EXERCISE DESCRIPTION: Return all the data below as it stands, minus the pictures.
'''
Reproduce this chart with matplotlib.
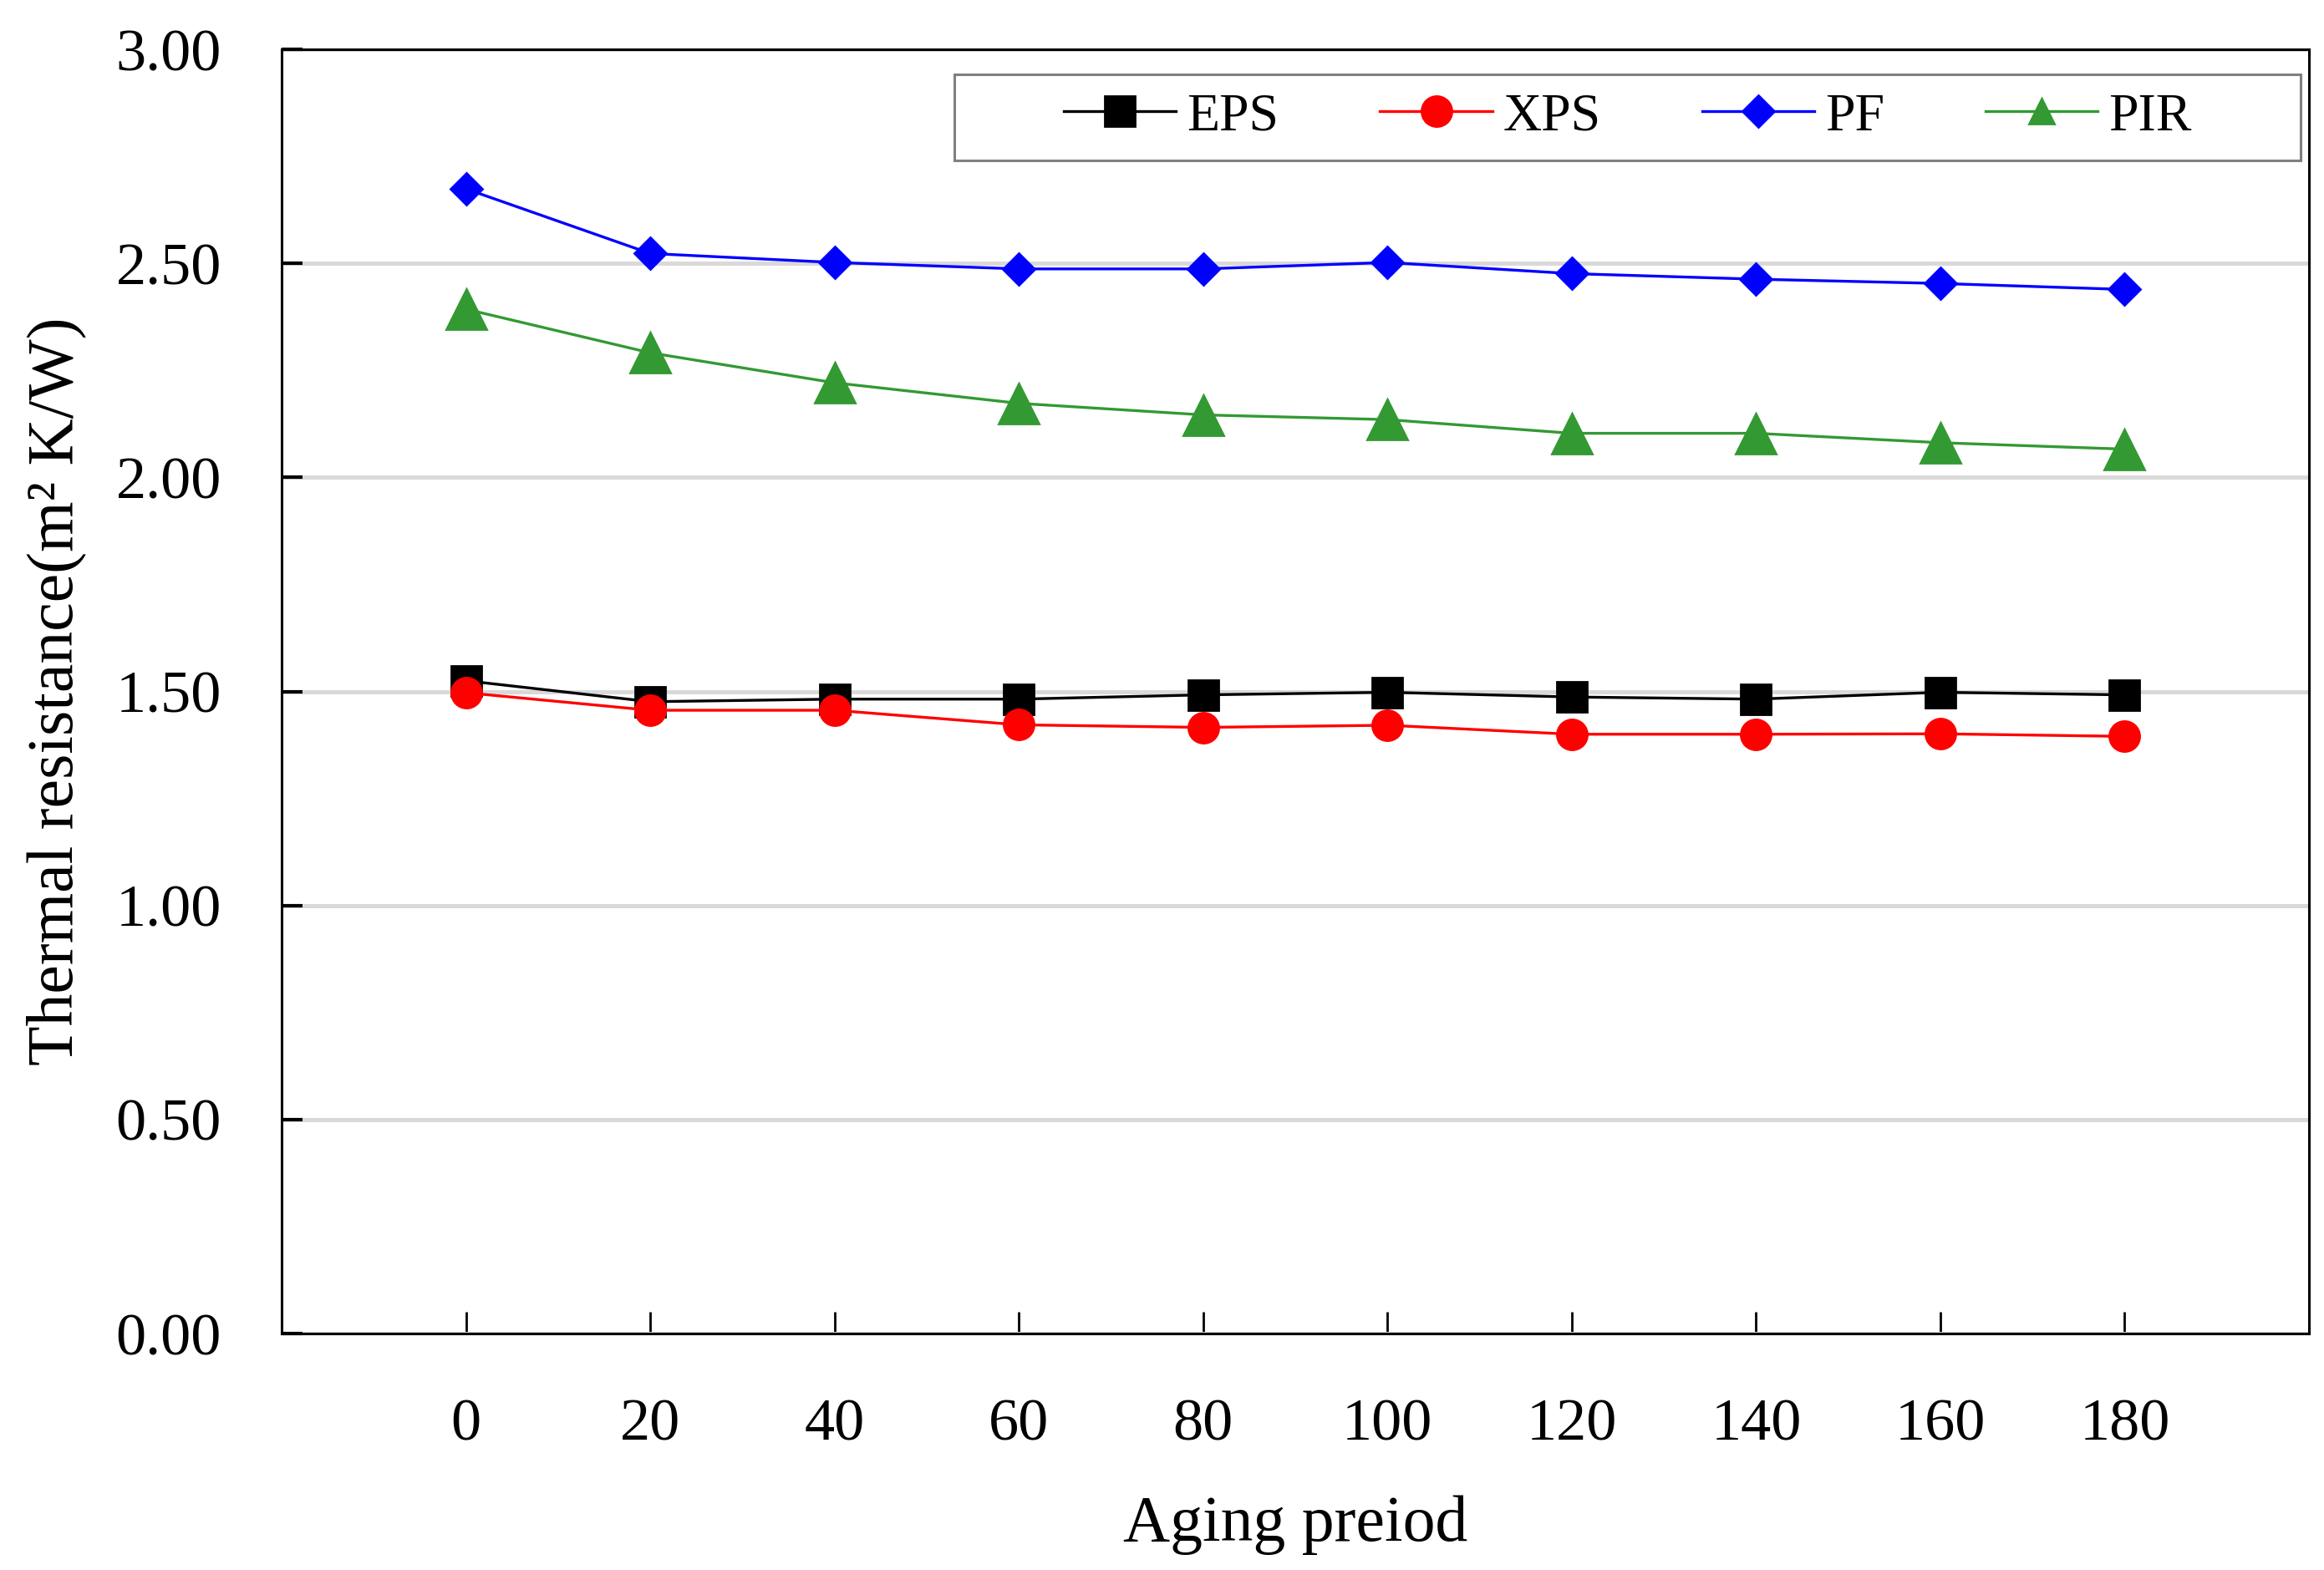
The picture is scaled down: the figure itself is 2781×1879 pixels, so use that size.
import matplotlib
matplotlib.use('Agg')
import matplotlib.pyplot as plt
from matplotlib.patches import Rectangle

# aging period (x) and thermal resistance of each insulation type
days = [0, 20, 40, 60, 80, 100, 120, 140, 160, 180]
eps = [1.525, 1.476, 1.482, 1.482, 1.492, 1.498, 1.487, 1.482, 1.498, 1.492]
xps = [1.497, 1.456, 1.456, 1.422, 1.416, 1.421, 1.400, 1.400, 1.401, 1.395]
pf = [2.674, 2.523, 2.502, 2.487, 2.487, 2.502, 2.476, 2.463, 2.453, 2.439]
pir = [2.393, 2.291, 2.221, 2.173, 2.146, 2.135, 2.103, 2.103, 2.081, 2.066]
yticks = [0.0, 0.5, 1.0, 1.5, 2.0, 2.5, 3.0]

plt.rcParams['font.family'] = ['Liberation Serif', 'DejaVu Serif']

fig = plt.figure(figsize=(13.905, 9.395), dpi=200)
ax = fig.add_axes([0.1212, 0.1506, 0.8723, 0.818])

ax.plot(days, eps, marker='s', ms=13, color='black', lw=1.2, label='EPS', zorder=3)
ax.plot(days, xps, marker='o', ms=13, color='red', lw=1.2, label='XPS', zorder=3)
ax.plot(days, pf, marker='D', ms=9.7, color='blue', lw=1.2, label='PF', zorder=3)
ax.plot(days, pir, marker='^', ms=17.5, color='#339933', lw=1.2, label='PIR', zorder=3)

ax.set_xlim(-20, 200)
ax.set_ylim(0, 3)
ax.set_xticks(days)
ax.set_yticks(yticks)
ax.set_yticklabels(['%.2f' % v for v in yticks])
ax.yaxis.grid(True, color='#d9d9d9', lw=1.8, zorder=0)
ax.set_axisbelow(True)
ax.tick_params(axis='x', direction='in', length=9.5, width=1, pad=28, labelsize=26)
ax.tick_params(axis='y', direction='in', length=9, width=1.5, pad=26, labelsize=26)
for s in ax.spines.values():
    s.set_linewidth(1.1)

ax.set_xlabel('Aging preiod', fontsize=28, va='center')
ax.xaxis.set_label_coords(0.5, -0.149)
ax.set_ylabel('Thermal resistance(m² K/W)', fontsize=28, va='center')
ax.yaxis.set_label_coords(-0.111, 0.5)

# legend box drawn separately so the entries can sit centred with wide margins
box = Rectangle((0.332, 0.9135), 0.664, 0.067, transform=ax.transAxes,
                facecolor='white', edgecolor='#808080', lw=1.1, zorder=4)
ax.add_patch(box)
leg = ax.legend(loc='center', ncol=4, bbox_to_anchor=(0.664, 0.947),
                frameon=False, fontsize=23, handlelength=2.1, handletextpad=0.2,
                columnspacing=1.9, borderaxespad=0, borderpad=0)
leg.set_zorder(5)
for h, m in zip(leg.legend_handles, [13, 13, 9.7, 11]):
    h.set_markersize(m)

fig.savefig('out.png', dpi=200)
'''
ANSWER TO THE EXERCISE:
Reproduce this chart with matplotlib.
The picture is scaled down: the figure itself is 2781×1879 pixels, so use that size.
import matplotlib
matplotlib.use('Agg')
import matplotlib.pyplot as plt
from matplotlib.patches import Rectangle

# aging period (x) and thermal resistance of each insulation type
days = [0, 20, 40, 60, 80, 100, 120, 140, 160, 180]
eps = [1.525, 1.476, 1.482, 1.482, 1.492, 1.498, 1.487, 1.482, 1.498, 1.492]
xps = [1.497, 1.456, 1.456, 1.422, 1.416, 1.421, 1.400, 1.400, 1.401, 1.395]
pf = [2.674, 2.523, 2.502, 2.487, 2.487, 2.502, 2.476, 2.463, 2.453, 2.439]
pir = [2.393, 2.291, 2.221, 2.173, 2.146, 2.135, 2.103, 2.103, 2.081, 2.066]
yticks = [0.0, 0.5, 1.0, 1.5, 2.0, 2.5, 3.0]

plt.rcParams['font.family'] = ['Liberation Serif', 'DejaVu Serif']

fig = plt.figure(figsize=(13.905, 9.395), dpi=200)
ax = fig.add_axes([0.1212, 0.1506, 0.8723, 0.818])

ax.plot(days, eps, marker='s', ms=13, color='black', lw=1.2, label='EPS', zorder=3)
ax.plot(days, xps, marker='o', ms=13, color='red', lw=1.2, label='XPS', zorder=3)
ax.plot(days, pf, marker='D', ms=9.7, color='blue', lw=1.2, label='PF', zorder=3)
ax.plot(days, pir, marker='^', ms=17.5, color='#339933', lw=1.2, label='PIR', zorder=3)

ax.set_xlim(-20, 200)
ax.set_ylim(0, 3)
ax.set_xticks(days)
ax.set_yticks(yticks)
ax.set_yticklabels(['%.2f' % v for v in yticks])
ax.yaxis.grid(True, color='#d9d9d9', lw=1.8, zorder=0)
ax.set_axisbelow(True)
ax.tick_params(axis='x', direction='in', length=9.5, width=1, pad=28, labelsize=26)
ax.tick_params(axis='y', direction='in', length=9, width=1.5, pad=26, labelsize=26)
for s in ax.spines.values():
    s.set_linewidth(1.1)

ax.set_xlabel('Aging preiod', fontsize=28, va='center')
ax.xaxis.set_label_coords(0.5, -0.149)
ax.set_ylabel('Thermal resistance(m² K/W)', fontsize=28, va='center')
ax.yaxis.set_label_coords(-0.111, 0.5)

# legend box drawn separately so the entries can sit centred with wide margins
box = Rectangle((0.332, 0.9135), 0.664, 0.067, transform=ax.transAxes,
                facecolor='white', edgecolor='#808080', lw=1.1, zorder=4)
ax.add_patch(box)
leg = ax.legend(loc='center', ncol=4, bbox_to_anchor=(0.664, 0.947),
                frameon=False, fontsize=23, handlelength=2.1, handletextpad=0.2,
                columnspacing=1.9, borderaxespad=0, borderpad=0)
leg.set_zorder(5)
for h, m in zip(leg.legend_handles, [13, 13, 9.7, 11]):
    h.set_markersize(m)

fig.savefig('out.png', dpi=200)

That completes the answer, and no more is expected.